The latest video in the Human Rights Campaign series takes the spotlight off high-profile New Yorkers and puts the focus on everyday people as a new Quinnipiac University poll finds support for marriage equality in the state at a record high of 58%.
A variety of New Yorkers give their take on the theme that "love is love" for the new video filmed in Manhattan. The testimonials run for nearly two minutes, longer than the 30-second spots online and on New York City's Taxi TV that have featured famous New Yorkers such as Mayor Michael Bloomberg, Anna Wintour, Whoopi Goldberg, and Rangers forward Sean Avery, among many others.
In other marriage-related news, a new Quinnipiac University poll released Thursday finds support for marriage equality among New York voters at 58% and opposition at 36%, a record for the Q poll. The findings reflect a Siena poll from April that found support at 58% and opposition at 36% for the first time and has become central to messaging from the New Yorkers United for Marriage coalition working with Gov. Andrew Cuomo to pass the bill this session.
"Popular support for marriage equality keeps breaking records," said Brian Ellner, senior strategist for HRC in New York, in response to the Quinnipiac poll. "Let's get this done."
According to the Quinnipiac University Polling Institute, "Support for legislation allowing same-sex couples to marry is 58-36 percent, higher than ever while statistically unchanged from 56-38 percent April 14. Support is 72-23 percent among Democrats and 58-34 percent among independent voters, while Republicans are opposed 64-34 percent. There is little gender gap: men support same-sex marriage 58-37 percent, while women back it 59-34 percent."
In comparison, the Siena poll from April showed a near-even split at 45% to 48% among Republican voters, a key constituency for the marriage equality bill, which needs the support of at least three Republican senators to pass, depending on how three undecided Democratic senators vote. Currently, 26 senators, all Democrats, publicly support the bill. The bill passed the Assembly three times but failed by a 24 to 38 vote in the Senate in 2009, with no Republicans voting in favor.
Like the Siena poll from April, the new Quinnipiac poll shows majority support for marriage equality among voters in New York City (61%), upstate (55%) and the suburbs (59%), the latter two regions especially important given the strong representation by Republican lawmakers. The new poll also reflects the Siena poll from April in showing that marriage equality, while "very" or "somewhat" important to voters at 51%, takes a backseat to other legislative priorities including ethics reform at 82% and a property tax cap at 79%, both of which Gov. Cuomo is also pressing.
Still, the Quinnipiac poll brings another jolt of urgency to the marriage equality campaign, with just days remaining in the legislative session scheduled to end on June 20 and no bill introduced yet in the senate.

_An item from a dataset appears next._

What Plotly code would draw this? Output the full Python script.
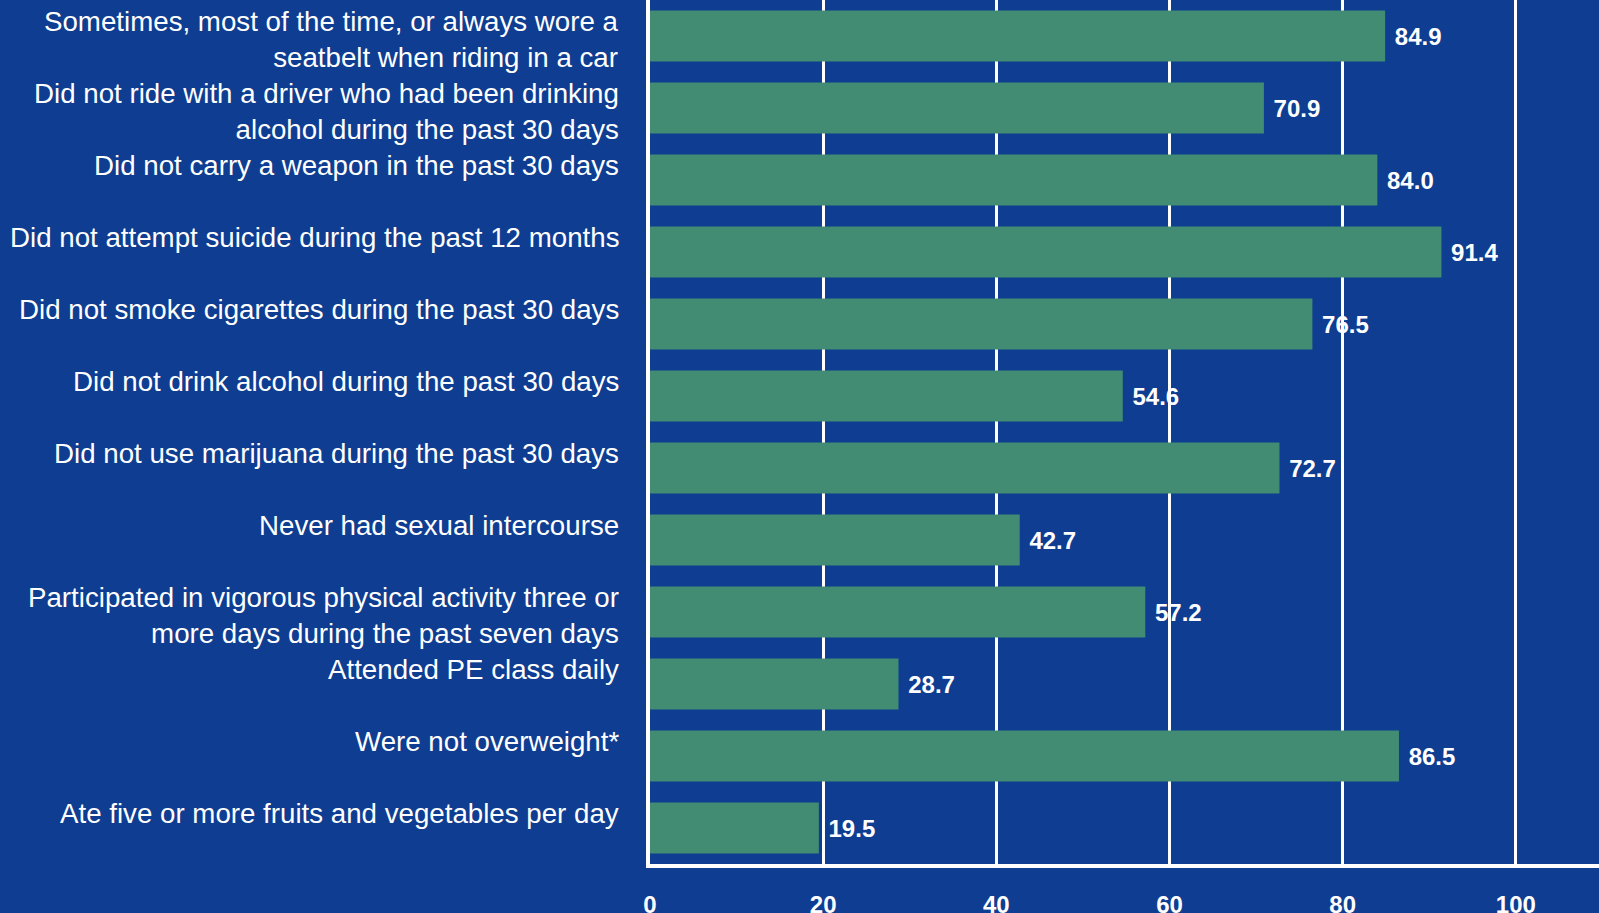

Governor Cuomo and the coalition have indicated they want to see a vote in the Senate only if assured the bill has the 32 votes needed to pass.
The latest survey also provides a boost over a Siena poll from May that showed support had slipped to 54% and opposition had jumped to 42% following the historic gains in April. Advocates downplayed the findings in May as anomalous to the overall trend of growing support for marriage equality.